Structure: Creating an Open Collaborative Workforce

The “structure” area addresses the way different areas of the organization work together.

In the Industrial Age, work environments were hierarchical—the chain of command was clear and linear, and each employee did only the tasks that fell within his or her specific job assignment. An information-driven society demands that the workforce be structured more efficiently and in a manner that can better adapt to changing circumstances.

To make the best use of employees and their talents, one organization is adopting a networked, open, and collaborative workforce structure. The model it is adopting involves relinquishing exclusive control of its talent in favor of a more inclusive model that draws on the best talent available—internal and external.

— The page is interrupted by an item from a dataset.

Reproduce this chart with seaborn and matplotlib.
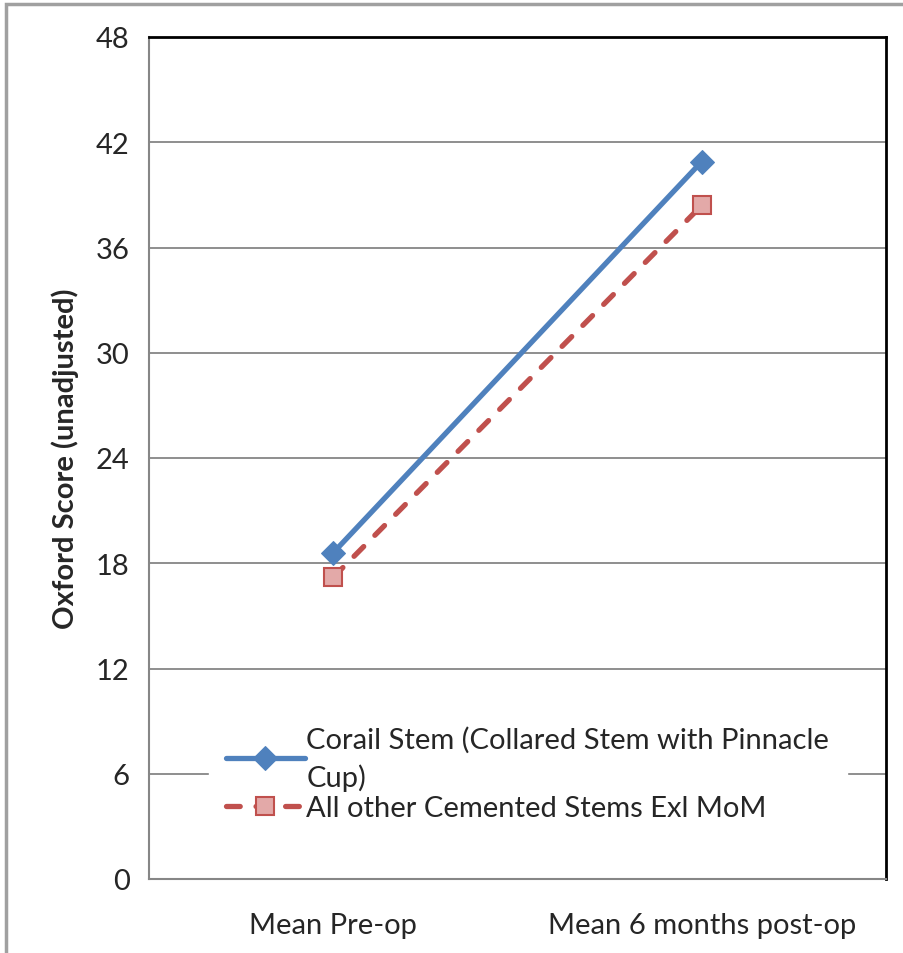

Rather than being separated by department and job description, employees in this organization form networks made up of generalists and a smaller number of specialists. When necessary, this full-time workforce is assisted by a reserve of contingency workers—experts who are on-call and available. Contingency workers are called in when the organization requires a fresh perspective andhighly specialized expertise or skills that can’t be learned internally in the required timeframe.

Adaptive organizations hire for interpersonal, teaming and leadership abilities— people who bring a range of ideas to discussions and tasks, not just specific competencies. Therefore, the emphasis should be on hiring first-rate minds. Proficiencies can be learned, but organizations today and tomorrow need thinkers who can work intuitively, seeing scenarios and patterns where only pieces of information exist.

Technology: Enabling Knowledge Transfer

The “technology” area addresses how organizations use information systems, communications systems, and other tools to enable business operations.

In this area, many organizations make the same mistake: viewing technology as infrastructure rather than as an enabler of knowledge transfer among organization members. This creates a “work-around” culture in which members use technology but don’t leverage it in such a way that it can help truly lead the organization.

One government organization has struggled trying to provide its people with the tools they need to perform effectively as the agency’s mission and environment change. For example, they had evolved their business model to allow employees to work from home or in field offices closer to their customers but have provided these workers with outmoded computers and mobile phones, making it difficult to remain up-to-date on management guidance from headquarters. They also found that one particular knowledge management system was so vital to the organization’s strategy that losing it risked mission failure, but that their contracting and other processes were so archaic that they could only apply patch after patch instead of installing a state-of-the-art replacement. “We needed a top-to-bottom assessment of what the roadblocks are to modernizing our IT systems and a plan for adapting them to be ready for what the future demands,” said an executive.

In another example, a U.S. military organization outfitted troops overseas with complex electronic interpreters that would capture speech and translate it into English. The problem with these $10,000 machines, however, was that they only facilitated one-way communication—they didn’t translate English into the native language, so soldiers could listen to but not speak to nationals. Improvising in the field, a group of Marines developed a picture board that allowed military personnel and nationals to communicate pictorially. Each board cost only $10 and improved communication substantially.

In both examples, the technology in question would have been immeasurably more effective had its users recognized its true purpose: communicating knowledge efficiently and effectively. Whether it is a case of too little technology (as with the outdated equipment) or too much (as with the ineffective translators), adaptiveness suffers and success is at risk.